Entreajudam-se no trabalho e dividem o espaço, arrendado frente ao restaurante Hippopotamus, no lugar da Cidade Nova, na Trofa, para suportarem melhor as despesas. Trabalham ao sábado e têm encomendas para exportação. "Temos trabalho", regozija-se Liliana, que, aos 31 anos e descendência multiplicada por dois, já somava 72 meses consecutivos no desemprego, com inscrição na Trofa, onde mora. "Era muito raro aparecer uma entrevista", diz. "Chamaram-me para vir ao centro de emprego de Santo Tirso e falaram-me no curso. Achei interessante", recorda.
Já Gracinda, de 41 anos e sem emprego há cerca de quatro meses, trocou o negócio de "arroz e massa" por um ateliê de costura e engomadoria graças ao incentivo da formação. Inaugurou no passado sábado, com uma sócia, a "Bella Donna", uma loja de vestidos de noiva e cerimónia perto da Igreja Nova da Trofa. Trabalhou sempre no supermercado do pai, até que a crise fez mingar os lucros. "Inscrevi-me no centro de emprego, mas não estava com muita vontade de trabalhar para outros, porque não estava habituada. Achei o curso interessante, mas pensava 'o que vou fazer?'". Gracinda descobriu, entretanto, que a amiga, uma modista que trabalhava em casa, também queria abrir um negócio. Agora, está "optimista", garante.

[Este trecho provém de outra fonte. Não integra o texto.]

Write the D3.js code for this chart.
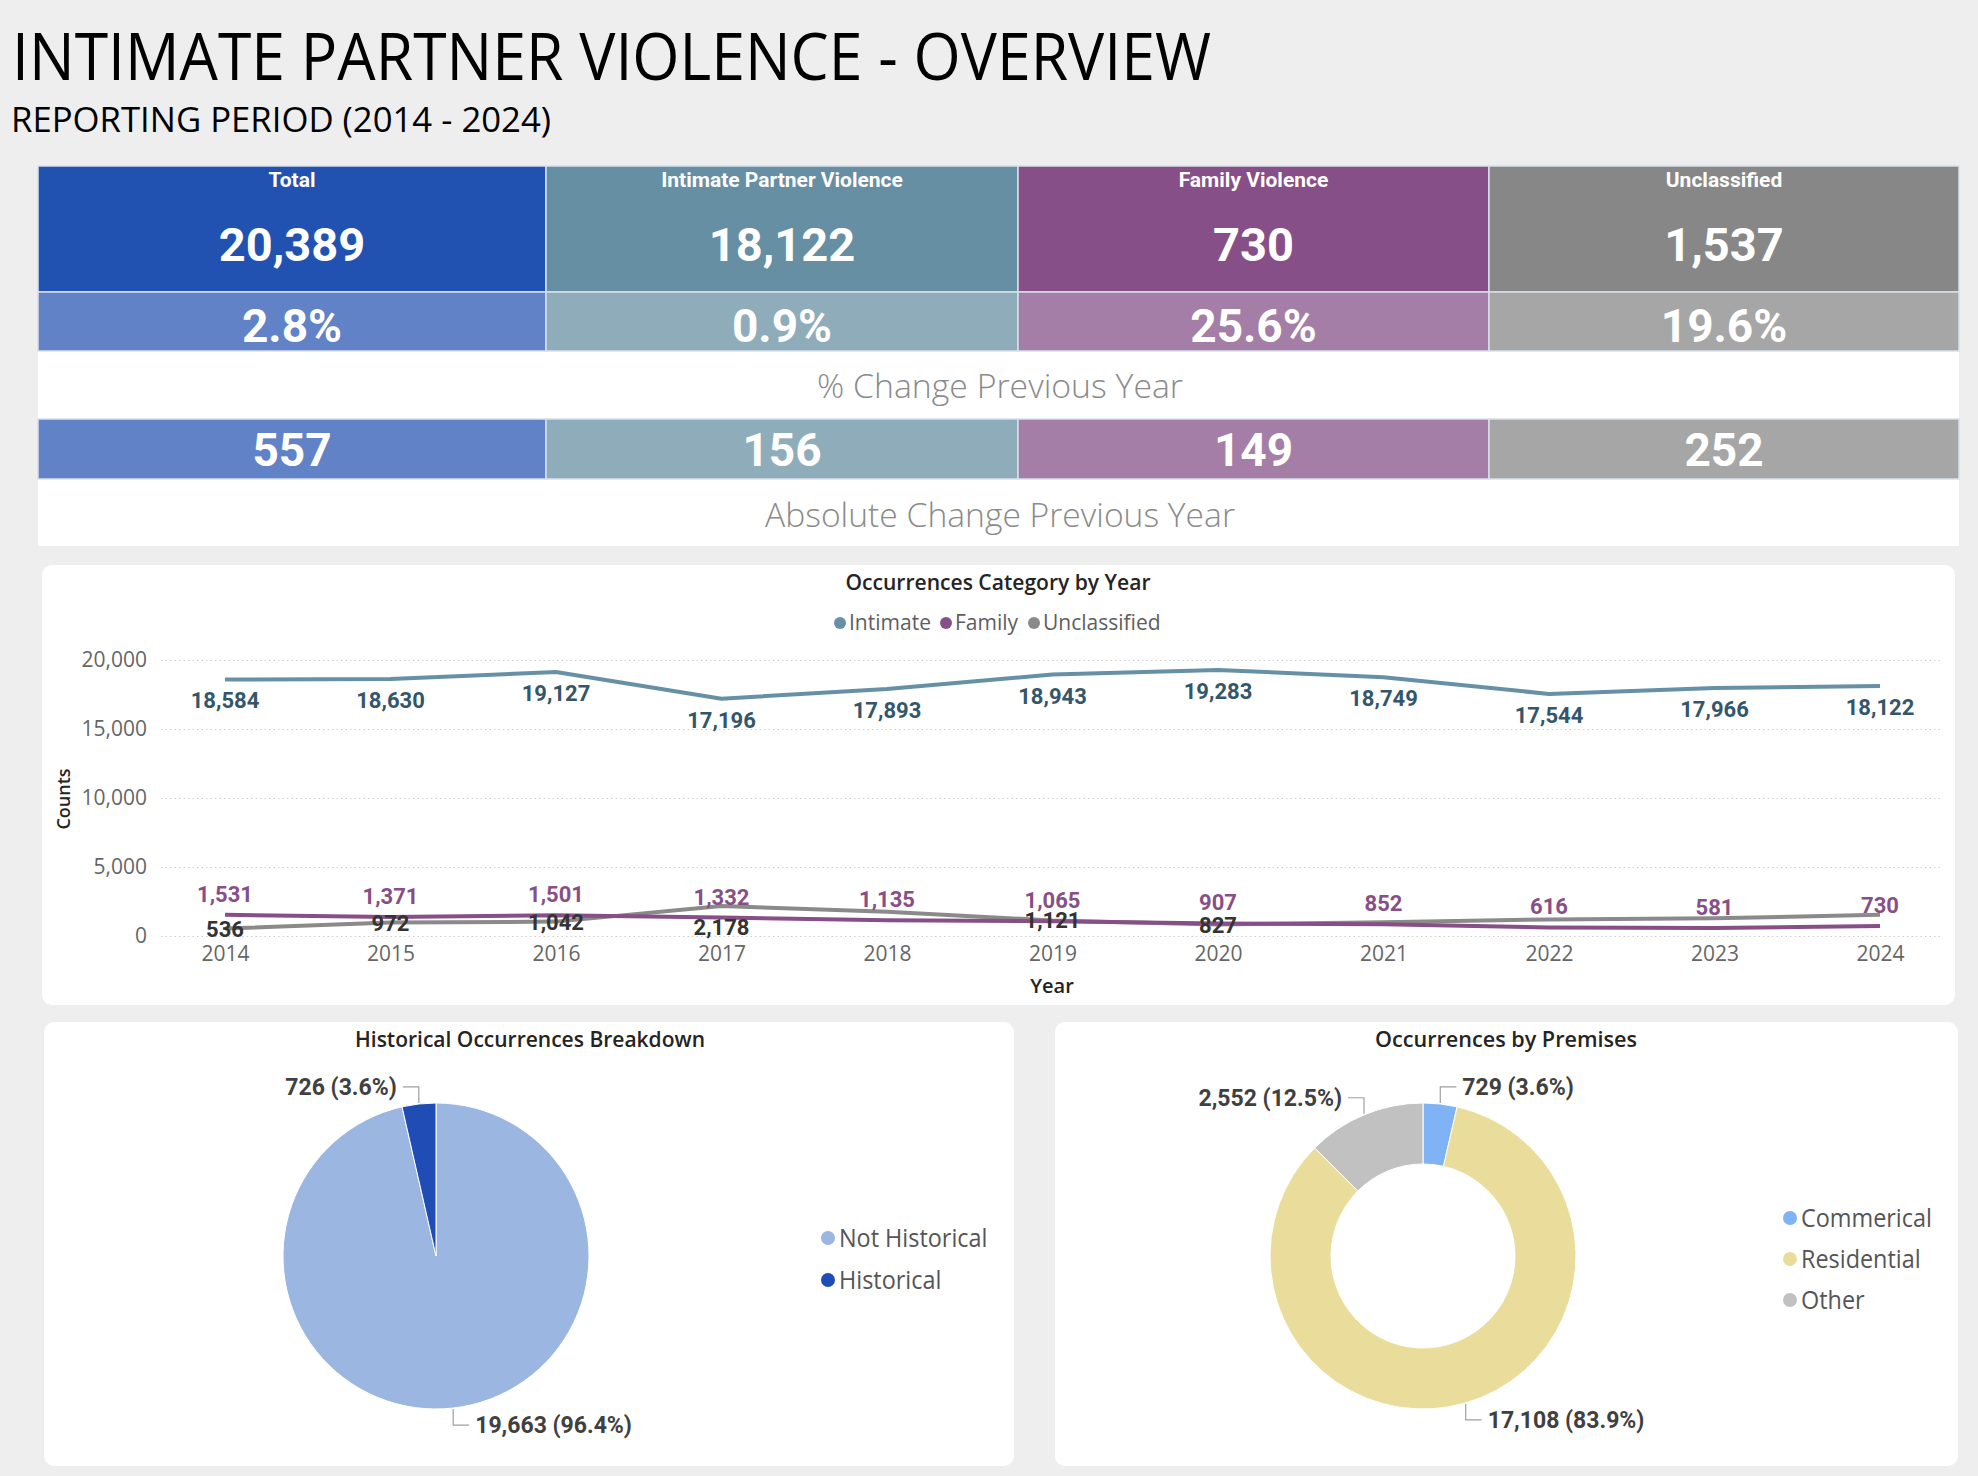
<!DOCTYPE html>
<html>
<head>
<meta charset="utf-8">
<style>
  body { margin: 0; background: #eeeeee; }
  svg { display: block; }
  .seg { font-family: "Open Sans", "Noto Sans", sans-serif; }
  .din { font-family: Roboto, "Noto Sans", sans-serif; font-weight: 700; }
  .grid line { stroke: #cfcfcf; stroke-dasharray: 1.5,3; }
  .grid path { display: none; }
  .axis path, .axis line { display: none; }
  .axis text { font-family: "Open Sans", sans-serif; font-size: 21px; fill: #666; }
</style>
<script src="https://d3js.org/d3.v7.min.js"></script>
</head>
<body>
<svg width="1978" height="1476"></svg>
<script>

// ---- data ----
var kpiCategories = ["Total", "Intimate Partner Violence", "Family Violence", "Unclassified"];
var kpiCounts = [20389, 18122, 730, 1537];
var kpiPctChange = [2.8, 0.9, 25.6, 19.6];
var kpiAbsChange = [557, 156, 149, 252];

var years = [2014, 2015, 2016, 2017, 2018, 2019, 2020, 2021, 2022, 2023, 2024];
var intimate = [18584, 18630, 19127, 17196, 17893, 18943, 19283, 18749, 17544, 17966, 18122];
var family = [1531, 1371, 1501, 1332, 1135, 1065, 907, 852, 616, 581, 730];
var unclassified = [536, 972, 1042, 2178, 1750, 1121, 827, 1000, 1200, 1285, 1537];
var unclassifiedLabelShown = [true, true, true, true, false, true, true, false, false, false, false];
var seriesNames = ["Intimate", "Family", "Unclassified"];
var yTicks = [0, 5000, 10000, 15000, 20000];

var historicalLabels = ["Not Historical", "Historical"];
var historicalCounts = [19663, 726];

var premisesLabels = ["Commerical", "Residential", "Other"];
var premisesCounts = [729, 17108, 2552];

// ---- styles ----
var kpiDark = ["#2152b2", "#668fa3", "#874f87", "#878787"];
var kpiLight = ["#6182c6", "#8facba", "#a47ea6", "#a6a6a6"];
var lineColors = ["#6690a5", "#874f87", "#8a8a8a"];
var labelColors = ["#34566b", "#874f87", "#333333"];
var historicalColors = ["#9ab6e1", "#1f4db5"];
var premisesColors = ["#7fb3f5", "#eadd9b", "#c1c1c1"];

var svg = d3.select("svg");
var fmt = d3.format(",");

svg.append("rect").attr("width", 1978).attr("height", 1476).attr("fill", "#eeeeee");

function fitWidth(sel, w) {
  sel.attr("textLength", w).attr("lengthAdjust", "spacingAndGlyphs");
}
function squeeze(sel, k) {
  sel.each(function() {
    var w = this.getComputedTextLength();
    d3.select(this).attr("textLength", w * k).attr("lengthAdjust", "spacingAndGlyphs");
  });
}

// ---- page title ----
svg.append("text").attr("class", "seg")
  .attr("x", 12).attr("y", 80)
  .attr("font-size", 66).attr("fill", "#000")
  .text("INTIMATE PARTNER VIOLENCE - OVERVIEW")
  .call(fitWidth, 1199);

svg.append("text").attr("class", "seg")
  .attr("x", 11).attr("y", 132)
  .attr("font-size", 34).attr("fill", "#000")
  .text("REPORTING PERIOD (2014 - 2024)")
  .call(fitWidth, 540);

// ---- KPI table ----
var colEdges = [38, 546, 1018, 1489, 1959];
var kpi = svg.append("g");
var rows = { top: 166, mid: 292, pctBottom: 351, absTop: 419, absBottom: 479, end: 546 };

kpi.append("rect").attr("x", colEdges[0]).attr("y", rows.pctBottom)
  .attr("width", colEdges[4] - colEdges[0]).attr("height", rows.absTop - rows.pctBottom).attr("fill", "#fff");
kpi.append("rect").attr("x", colEdges[0]).attr("y", rows.absBottom)
  .attr("width", colEdges[4] - colEdges[0]).attr("height", rows.end - rows.absBottom).attr("fill", "#fff");

kpiCategories.forEach(function(name, i) {
  var x0 = colEdges[i], x1 = colEdges[i + 1], cx = (x0 + x1) / 2;
  kpi.append("rect").attr("x", x0).attr("y", rows.top).attr("width", x1 - x0).attr("height", rows.mid - rows.top)
    .attr("fill", kpiDark[i]).attr("stroke", "#d8e0ec").attr("stroke-width", 1.5);
  kpi.append("rect").attr("x", x0).attr("y", rows.mid).attr("width", x1 - x0).attr("height", rows.pctBottom - rows.mid)
    .attr("fill", kpiLight[i]).attr("stroke", "#d8e0ec").attr("stroke-width", 1.5);
  kpi.append("rect").attr("x", x0).attr("y", rows.absTop).attr("width", x1 - x0).attr("height", rows.absBottom - rows.absTop)
    .attr("fill", kpiLight[i]).attr("stroke", "#d8e0ec").attr("stroke-width", 1.5);

  kpi.append("text").attr("class", "din").attr("x", cx).attr("y", 187)
    .attr("text-anchor", "middle").attr("font-size", 21).attr("font-weight", 500).attr("fill", "#fff")
    .text(name);
  kpi.append("text").attr("class", "din").attr("x", cx).attr("y", 261)
    .attr("text-anchor", "middle").attr("font-size", 47).attr("fill", "#fff")
    .text(fmt(kpiCounts[i]));
  kpi.append("text").attr("class", "din").attr("x", cx).attr("y", 342)
    .attr("text-anchor", "middle").attr("font-size", 46).attr("fill", "#fff")
    .text(kpiPctChange[i].toFixed(1) + "%");
  kpi.append("text").attr("class", "din").attr("x", cx).attr("y", 466)
    .attr("text-anchor", "middle").attr("font-size", 46).attr("fill", "#fff")
    .text(fmt(kpiAbsChange[i]));
});

kpi.append("text").attr("class", "seg").attr("x", 1000).attr("y", 398)
  .attr("text-anchor", "middle").attr("font-size", 33).attr("font-weight", 300).attr("fill", "#8a8a8a")
  .text("% Change Previous Year").call(fitWidth, 366);
kpi.append("text").attr("class", "seg").attr("x", 1000).attr("y", 527)
  .attr("text-anchor", "middle").attr("font-size", 33).attr("font-weight", 300).attr("fill", "#8a8a8a")
  .text("Absolute Change Previous Year").call(fitWidth, 470);

// ---- card helper ----
function card(x, y, w, h) {
  svg.append("rect").attr("x", x).attr("y", y).attr("width", w).attr("height", h)
    .attr("rx", 10).attr("fill", "#fff");
}

// ---- line chart ----
card(42, 565, 1913, 440);
svg.append("text").attr("class", "seg").attr("x", 998).attr("y", 590)
  .attr("text-anchor", "middle").attr("font-size", 21).attr("font-weight", 600).attr("fill", "#252423")
  .text("Occurrences Category by Year").call(fitWidth, 305);

var legendX = [840, 946, 1034];
seriesNames.forEach(function(n, i) {
  svg.append("circle").attr("cx", legendX[i]).attr("cy", 623).attr("r", 6).attr("fill", lineColors[i]);
  svg.append("text").attr("class", "seg").attr("x", legendX[i] + 9).attr("y", 630)
    .attr("font-size", 21).attr("fill", "#605e5c").text(n);
});

var x = d3.scalePoint().domain(years).range([225, 1880]);
var y = d3.scaleLinear().domain([0, 20000]).range([936, 660]);

svg.append("g").attr("class", "grid")
  .attr("transform", "translate(161,0)")
  .call(d3.axisLeft(y).tickValues(yTicks).tickSize(-1782).tickFormat(""));

svg.append("g").attr("class", "axis")
  .attr("transform", "translate(150,0)")
  .call(d3.axisLeft(y).tickValues(yTicks).tickSize(0).tickFormat(d3.format(",")));

svg.append("g").attr("class", "axis")
  .attr("transform", "translate(0,943)")
  .call(d3.axisBottom(x).tickSize(0).tickFormat(d3.format("d")));

svg.append("text").attr("class", "seg")
  .attr("transform", "translate(70,799) rotate(-90)")
  .attr("text-anchor", "middle").attr("font-size", 18).attr("font-weight", 600).attr("fill", "#252423")
  .text("Counts");
svg.append("text").attr("class", "seg").attr("x", 1052).attr("y", 993)
  .attr("text-anchor", "middle").attr("font-size", 20).attr("font-weight", 600).attr("fill", "#252423")
  .text("Year");

var series = [intimate, family, unclassified];
var line = d3.line().x(function(d, i) { return x(years[i]); }).y(function(d) { return y(d); });

// draw unclassified first, then family, then intimate
[2, 1, 0].forEach(function(s) {
  svg.append("path").datum(series[s])
    .attr("d", line).attr("fill", "none")
    .attr("stroke", lineColors[s]).attr("stroke-width", 4).attr("stroke-linejoin", "round");
});

var labelG = svg.append("g");
series.forEach(function(vals, s) {
  vals.forEach(function(v, i) {
    if (s === 2 && !unclassifiedLabelShown[i]) return;
    var off;
    if (s === 0) off = 21;
    else if (s === 1) off = -21;
    else off = (v - family[i] > 500) ? 21 : 0;
    labelG.append("text").attr("class", "din")
      .attr("x", x(years[i])).attr("y", y(v) + off).attr("dy", "0.36em")
      .attr("text-anchor", "middle").attr("font-size", 22).attr("fill", labelColors[s])
      .text(fmt(v));
  });
});

// ---- pie helpers ----
function leaderLabel(g, pt, dirX, dirY, text) {
  // pt: point on slice edge; go vertical then horizontal
  var p1 = [pt[0], pt[1] + dirY * 16];
  var p2 = [p1[0] + dirX * 16, p1[1]];
  g.append("polyline").attr("points", [pt, p1, p2].map(function(p) { return p.join(","); }).join(" "))
    .attr("fill", "none").attr("stroke", "#a0a0a0").attr("stroke-width", 1.2);
  g.append("text").attr("class", "din")
    .attr("x", p2[0] + dirX * 6).attr("y", p2[1]).attr("dy", "0.36em")
    .attr("text-anchor", dirX > 0 ? "start" : "end")
    .attr("font-size", 23).attr("fill", "#404040").text(text);
}

function drawPie(cx, cy, rOuter, rInner, labels, counts, colors, legendPos) {
  var total = d3.sum(counts);
  var pie = d3.pie().sort(null).value(function(d) { return d; });
  var arcs = pie(counts);
  var arc = d3.arc().innerRadius(rInner).outerRadius(rOuter);
  var g = svg.append("g").attr("transform", "translate(" + cx + "," + cy + ")");
  g.selectAll("path").data(arcs).enter().append("path")
    .attr("d", arc).attr("fill", function(d, i) { return colors[i]; })
    .attr("stroke", "#fff").attr("stroke-width", 1);
  arcs.forEach(function(a, i) {
    var mid = (a.startAngle + a.endAngle) / 2;
    var pt = [Math.sin(mid) * (rOuter + 1), -Math.cos(mid) * (rOuter + 1)];
    var dirY = Math.cos(mid) > 0 ? -1 : 1;
    var dirX = Math.sin(mid) >= 0 ? 1 : -1;
    var pct = (counts[i] / total * 100).toFixed(1);
    leaderLabel(g, pt, dirX, dirY, fmt(counts[i]) + " (" + pct + "%)");
  });
  labels.forEach(function(l, i) {
    svg.append("circle").attr("cx", legendPos[0]).attr("cy", legendPos[1] + i * legendPos[2])
      .attr("r", 7).attr("fill", colors[i]);
    svg.append("text").attr("class", "seg")
      .attr("x", legendPos[0] + 11).attr("y", legendPos[1] + i * legendPos[2]).attr("dy", "0.36em")
      .attr("font-size", 26).attr("fill", "#555").text(l).call(squeeze, 0.9);
  });
}

card(44, 1022, 970, 444);
svg.append("text").attr("class", "seg").attr("x", 530).attr("y", 1047)
  .attr("text-anchor", "middle").attr("font-size", 21).attr("font-weight", 600).attr("fill", "#252423")
  .text("Historical Occurrences Breakdown").call(fitWidth, 350);
drawPie(436, 1256, 153, 0, historicalLabels, historicalCounts, historicalColors, [828, 1238, 42]);

card(1055, 1022, 903, 444);
svg.append("text").attr("class", "seg").attr("x", 1506).attr("y", 1047)
  .attr("text-anchor", "middle").attr("font-size", 21).attr("font-weight", 600).attr("fill", "#252423")
  .text("Occurrences by Premises").call(fitWidth, 262);
drawPie(1423, 1256, 153, 92, premisesLabels, premisesCounts, premisesColors, [1790, 1218, 41]);

</script>
</body>
</html>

Como Graça, cujos dois filhos dividem, agora, o tempo da mãe com a empresa, depois de nove anos de atenção permanente, mercê de um longo desemprego. Tem 38 anos e começou numa fábrica têxtil. Ficou com o 6.º ano de escolaridade. Queria ir mais além, mas "não pôde ser" porque os irmãos (e as dificuldades) eram muitas. Liliana ficou-se pelo 12º ano por opção. Juntas, propõem-se, agora, provar que a indústria têxtil, há muito decretada moribunda, ainda mexe.